→ SOURCE RECORDS:
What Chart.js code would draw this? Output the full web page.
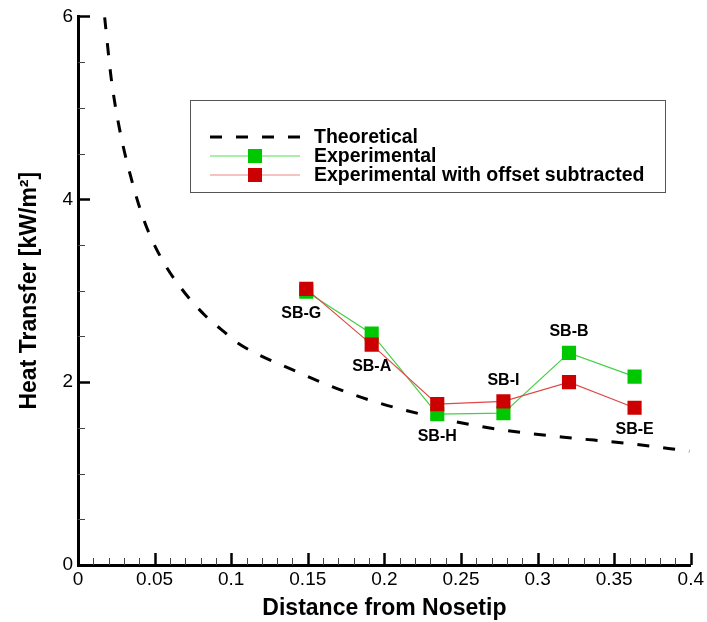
<!DOCTYPE html>
<html>
<head>
<meta charset="utf-8">
<script src="https://cdn.jsdelivr.net/npm/chart.js@4"></script>
<style>
html, body { margin: 0; padding: 0; background: #fff; }
</style>
</head>
<body>
<canvas id="heatChart" width="707" height="622"></canvas>
<script>
// values
const theoryX = [0.0174, 0.0217, 0.0271, 0.0347, 0.0433, 0.0542, 0.0672, 0.0823, 0.0975, 0.104, 0.142, 0.1855, 0.229, 0.272, 0.3155, 0.359, 0.399];
const theoryY = [5.99, 5.32, 4.77, 4.23, 3.76, 3.36, 3.03, 2.74, 2.52, 2.43, 2.12, 1.83, 1.63, 1.49, 1.40, 1.33, 1.245];

const sensors = ['SB-G', 'SB-A', 'SB-H', 'SB-I', 'SB-B', 'SB-E'];
const sensorX = [0.149, 0.1917, 0.2345, 0.2777, 0.3205, 0.3633];
const experimental = [2.99, 2.53, 1.65, 1.66, 2.32, 2.06];
const offsetSubtracted = [3.02, 2.41, 1.76, 1.79, 2.00, 1.72];

const xTicks = [0, 0.05, 0.1, 0.15, 0.2, 0.25, 0.3, 0.35, 0.4];
const yTicks = [0, 2, 4, 6];

const legendNames = ['Theoretical', 'Experimental', 'Experimental with offset subtracted'];

const GREEN = '#00c800';
const RED = '#cc0000';

const toPoints = (xs, ys) => xs.map((x, i) => ({ x: x, y: ys[i] }));

// labels above (-1) or below (+1) the pair of markers
const labelSide = [1, 1, 1, -1, -1, 1];

const ticksPlugin = {
    id: 'innerTicks',
    afterDraw(chart) {
        const c = chart.ctx;
        const xs = chart.scales.x, ys = chart.scales.y;
        const bottom = chart.chartArea.bottom, left = chart.chartArea.left;
        c.save();
        for (let i = 0; i <= 40; i++) {
            const px = Math.round(xs.getPixelForValue(i * 0.01)) + 0.5;
            const major = i % 5 === 0;
            c.lineWidth = major ? 2.5 : 1;
            c.strokeStyle = major ? '#000' : '#444';
            c.beginPath();
            c.moveTo(px, bottom);
            c.lineTo(px, bottom - (major ? 12 : 7));
            c.stroke();
        }
        for (let i = 0; i <= 12; i++) {
            const py = Math.round(ys.getPixelForValue(i * 0.5)) + 0.5;
            const major = i % 4 === 0;
            c.lineWidth = major ? 2.5 : 1;
            c.strokeStyle = major ? '#000' : '#444';
            c.beginPath();
            c.moveTo(left, py);
            c.lineTo(left + (major ? 12 : 7), py);
            c.stroke();
        }
        c.restore();
    }
};

const labelsPlugin = {
    id: 'sensorLabels',
    afterDatasetsDraw(chart) {
        const c = chart.ctx;
        const xs = chart.scales.x, ys = chart.scales.y;
        c.save();
        c.font = 'bold 16px "Liberation Sans", Arial, sans-serif';
        c.fillStyle = '#000';
        c.textAlign = 'center';
        c.textBaseline = 'middle';
        sensors.forEach((name, i) => {
            const px = xs.getPixelForValue(sensorX[i]);
            const p1 = ys.getPixelForValue(experimental[i]);
            const p2 = ys.getPixelForValue(offsetSubtracted[i]);
            const py = labelSide[i] > 0 ? Math.max(p1, p2) + 22 : Math.min(p1, p2) - 21;
            c.fillText(name, px - (i === 0 ? 5 : 0), py);
        });
        c.restore();
    }
};

const legendPlugin = {
    id: 'boxLegend',
    afterDraw(chart) {
        const c = chart.ctx;
        c.save();
        c.fillStyle = '#fff';
        c.fillRect(190, 100, 475, 92);
        c.strokeStyle = '#555';
        c.lineWidth = 1;
        c.strokeRect(190.5, 100.5, 475, 92);

        const rows = [137, 156, 175];
        // dashed sample
        c.strokeStyle = '#000';
        c.lineWidth = 3;
        c.setLineDash([12, 14]);
        c.beginPath();
        c.moveTo(210, rows[0]);
        c.lineTo(300, rows[0]);
        c.stroke();
        c.setLineDash([]);

        [[GREEN, '#55dd55'], [RED, '#ee8888']].forEach((col, k) => {
            const y = rows[k + 1];
            c.strokeStyle = col[1];
            c.lineWidth = 1.2;
            c.beginPath();
            c.moveTo(210, y);
            c.lineTo(300, y);
            c.stroke();
            c.fillStyle = col[0];
            c.fillRect(248, y - 7, 14, 14);
        });

        c.font = 'bold 19.5px "Liberation Sans", Arial, sans-serif';
        c.fillStyle = '#000';
        c.textAlign = 'left';
        c.textBaseline = 'middle';
        legendNames.forEach((t, k) => c.fillText(t, 314, rows[k] + 1));
        c.restore();
    }
};

const ctx = document.getElementById('heatChart').getContext('2d');

const heatChart = new Chart(ctx, {
    type: 'scatter',
    data: {
        datasets: [
            {
                label: legendNames[0],
                data: toPoints(theoryX, theoryY),
                showLine: true,
                borderColor: '#000',
                borderWidth: 3,
                borderDash: [12, 14],
                pointRadius: 0,
                cubicInterpolationMode: 'monotone',
                order: 3
            },
            {
                label: legendNames[1],
                data: toPoints(sensorX, experimental),
                showLine: true,
                borderColor: '#44d044',
                borderWidth: 1.2,
                pointStyle: 'rect',
                pointRadius: 10,
                pointBorderWidth: 0,
                pointBackgroundColor: GREEN,
                order: 2
            },
            {
                label: legendNames[2],
                data: toPoints(sensorX, offsetSubtracted),
                showLine: true,
                borderColor: '#e04848',
                borderWidth: 1.2,
                pointStyle: 'rect',
                pointRadius: 10,
                pointBorderWidth: 0,
                pointBackgroundColor: RED,
                order: 1
            }
        ]
    },
    options: {
        responsive: false,
        animation: false,
        layout: { padding: { top: 14, right: 14, left: 0, bottom: 0 } },
        plugins: {
            legend: { display: false },
            tooltip: { enabled: false }
        },
        scales: {
            x: {
                type: 'linear',
                min: 0,
                max: 0.4,
                afterBuildTicks: s => { s.ticks = xTicks.map(v => ({ value: v })); },
                afterFit: s => { s.height = 57; },
                border: { color: '#000', width: 3 },
                grid: { display: false, drawTicks: false },
                ticks: {
                    color: '#000',
                    padding: 3,
                    maxRotation: 0,
                    font: { family: '"Liberation Sans", Arial, sans-serif', size: 19 },
                    callback: v => String(Number(v.toFixed(2)))
                },
                title: {
                    display: true,
                    text: 'Distance from Nosetip',
                    color: '#000',
                    padding: { top: 2, bottom: 0 },
                    font: { family: '"Liberation Sans", Arial, sans-serif', size: 23, weight: 'bold' }
                }
            },
            y: {
                type: 'linear',
                min: 0,
                max: 6,
                afterBuildTicks: s => { s.ticks = yTicks.map(v => ({ value: v })); },
                afterFit: s => { s.width = 78; },
                border: { color: '#000', width: 3 },
                grid: { display: false, drawTicks: false },
                ticks: {
                    color: '#000',
                    padding: 5,
                    font: { family: '"Liberation Sans", Arial, sans-serif', size: 19 }
                },
                title: {
                    display: true,
                    text: 'Heat Transfer [kW/m²]',
                    color: '#000',
                    padding: { top: 16, bottom: 0 },
                    font: { family: '"Liberation Sans", Arial, sans-serif', size: 23, weight: 'bold' }
                }
            }
        }
    },
    plugins: [ticksPlugin, labelsPlugin, legendPlugin]
});
</script>
</body>
</html>
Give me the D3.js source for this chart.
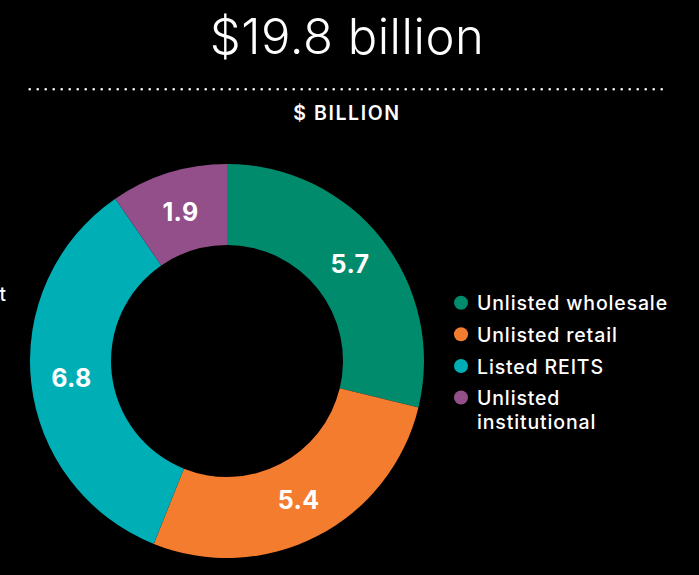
<!DOCTYPE html>
<html>
<head>
<meta charset="utf-8">
<script src="https://cdn.jsdelivr.net/npm/d3@7"></script>
<style>
  html, body { margin: 0; padding: 0; background: #000; }
  svg { display: block; }
</style>
</head>
<body>
<svg id="chart" width="699" height="575"></svg>
<script>
const categories = ["Unlisted wholesale", "Unlisted retail", "Listed REITS", "Unlisted institutional"];
const values = [5.7, 5.4, 6.8, 1.9];
const colors = ["#008B6D", "#F47C2E", "#00AEB6", "#934F8A"];
const legendLines = [["Unlisted wholesale"], ["Unlisted retail"], ["Listed REITS"], ["Unlisted", "institutional"]];
const title = "$19.8 billion";
const subtitle = "$ BILLION";

const W = 699, H = 575;
const svg = d3.select("#chart");
const font = "Inter, 'Noto Sans', sans-serif";

svg.append("rect").attr("width", W).attr("height", H).attr("fill", "#000");

// Title
svg.append("text")
  .attr("x", 347).attr("y", 54)
  .attr("text-anchor", "middle")
  .attr("fill", "#fff")
  .attr("font-family", font)
  .attr("font-weight", 300)
  .attr("font-size", 49)
  .attr("letter-spacing", 0.5)
  .text(title);

// Dotted rule
svg.append("line")
  .attr("x1", 29.7).attr("x2", 666.5)
  .attr("y1", 89.3).attr("y2", 89.3)
  .attr("stroke", "#fff")
  .attr("stroke-width", 2.6)
  .attr("stroke-linecap", "round")
  .attr("stroke-dasharray", "0 8");

svg.append("text")
  .attr("x", 347).attr("y", 120)
  .attr("text-anchor", "middle")
  .attr("fill", "#fff")
  .attr("font-family", font)
  .attr("font-weight", 600)
  .attr("font-size", 19.5)
  .attr("letter-spacing", 1.6)
  .text(subtitle);

// Cut-off fragment at left edge
svg.append("text")
  .attr("x", 6).attr("y", 301)
  .attr("text-anchor", "end")
  .attr("fill", "#fff")
  .attr("font-family", font)
  .attr("font-weight", 500)
  .attr("font-size", 19)
  .text("t");

// Donut
const cx = 227, cy = 361, rOuter = 197, rInner = 116;
const pie = d3.pie().sort(null).value(d => d)(values);
const arc = d3.arc().innerRadius(rInner).outerRadius(rOuter);
const labelArc = d3.arc().innerRadius((rInner + rOuter) / 2).outerRadius((rInner + rOuter) / 2);

const g = svg.append("g").attr("transform", `translate(${cx},${cy})`);
g.selectAll("path.slice")
  .data(pie)
  .join("path")
  .attr("class", "slice")
  .attr("d", arc)
  .attr("fill", (d, i) => colors[i]);

g.selectAll("text.val")
  .data(pie)
  .join("text")
  .attr("class", "val")
  .attr("transform", d => `translate(${labelArc.centroid(d)})`)
  .attr("text-anchor", "middle")
  .attr("dy", "0.36em")
  .attr("fill", "#fff")
  .attr("font-family", font)
  .attr("font-weight", 700)
  .attr("font-size", 25)
  .attr("letter-spacing", 0.4)
  .text(d => d.data.toFixed(1));

// Legend
const lg = svg.append("g").attr("transform", "translate(461,0)");
const rowY = [302.7, 334.3, 366, 397.5];
categories.forEach((c, i) => {
  const row = lg.append("g").attr("transform", `translate(0,${rowY[i]})`);
  row.append("circle").attr("r", 7).attr("fill", colors[i]);
  const t = row.append("text")
    .attr("x", 16).attr("y", 7.5)
    .attr("fill", "#fff")
    .attr("font-family", font)
    .attr("font-weight", 500)
    .attr("font-size", 19.5)
    .attr("letter-spacing", 0.85);
  legendLines[i].forEach((ln, j) => {
    t.append("tspan").attr("x", 16).attr("dy", j === 0 ? 0 : 24).text(ln);
  });
});
</script>
</body>
</html>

→ AIM OF THE TASK:
Print exactly the first line of the entries and every line after it through the one that contains "const labelSide = [1, 1, 1, -1, -1, 1];", leaving the pictures out.

→ OUTPUT FOR THIS EXERCISE:
What Chart.js code would draw this? Output the full web page.
<!DOCTYPE html>
<html>
<head>
<meta charset="utf-8">
<script src="https://cdn.jsdelivr.net/npm/chart.js@4"></script>
<style>
html, body { margin: 0; padding: 0; background: #fff; }
</style>
</head>
<body>
<canvas id="heatChart" width="707" height="622"></canvas>
<script>
// values
const theoryX = [0.0174, 0.0217, 0.0271, 0.0347, 0.0433, 0.0542, 0.0672, 0.0823, 0.0975, 0.104, 0.142, 0.1855, 0.229, 0.272, 0.3155, 0.359, 0.399];
const theoryY = [5.99, 5.32, 4.77, 4.23, 3.76, 3.36, 3.03, 2.74, 2.52, 2.43, 2.12, 1.83, 1.63, 1.49, 1.40, 1.33, 1.245];

const sensors = ['SB-G', 'SB-A', 'SB-H', 'SB-I', 'SB-B', 'SB-E'];
const sensorX = [0.149, 0.1917, 0.2345, 0.2777, 0.3205, 0.3633];
const experimental = [2.99, 2.53, 1.65, 1.66, 2.32, 2.06];
const offsetSubtracted = [3.02, 2.41, 1.76, 1.79, 2.00, 1.72];

const xTicks = [0, 0.05, 0.1, 0.15, 0.2, 0.25, 0.3, 0.35, 0.4];
const yTicks = [0, 2, 4, 6];

const legendNames = ['Theoretical', 'Experimental', 'Experimental with offset subtracted'];

const GREEN = '#00c800';
const RED = '#cc0000';

const toPoints = (xs, ys) => xs.map((x, i) => ({ x: x, y: ys[i] }));

// labels above (-1) or below (+1) the pair of markers
const labelSide = [1, 1, 1, -1, -1, 1];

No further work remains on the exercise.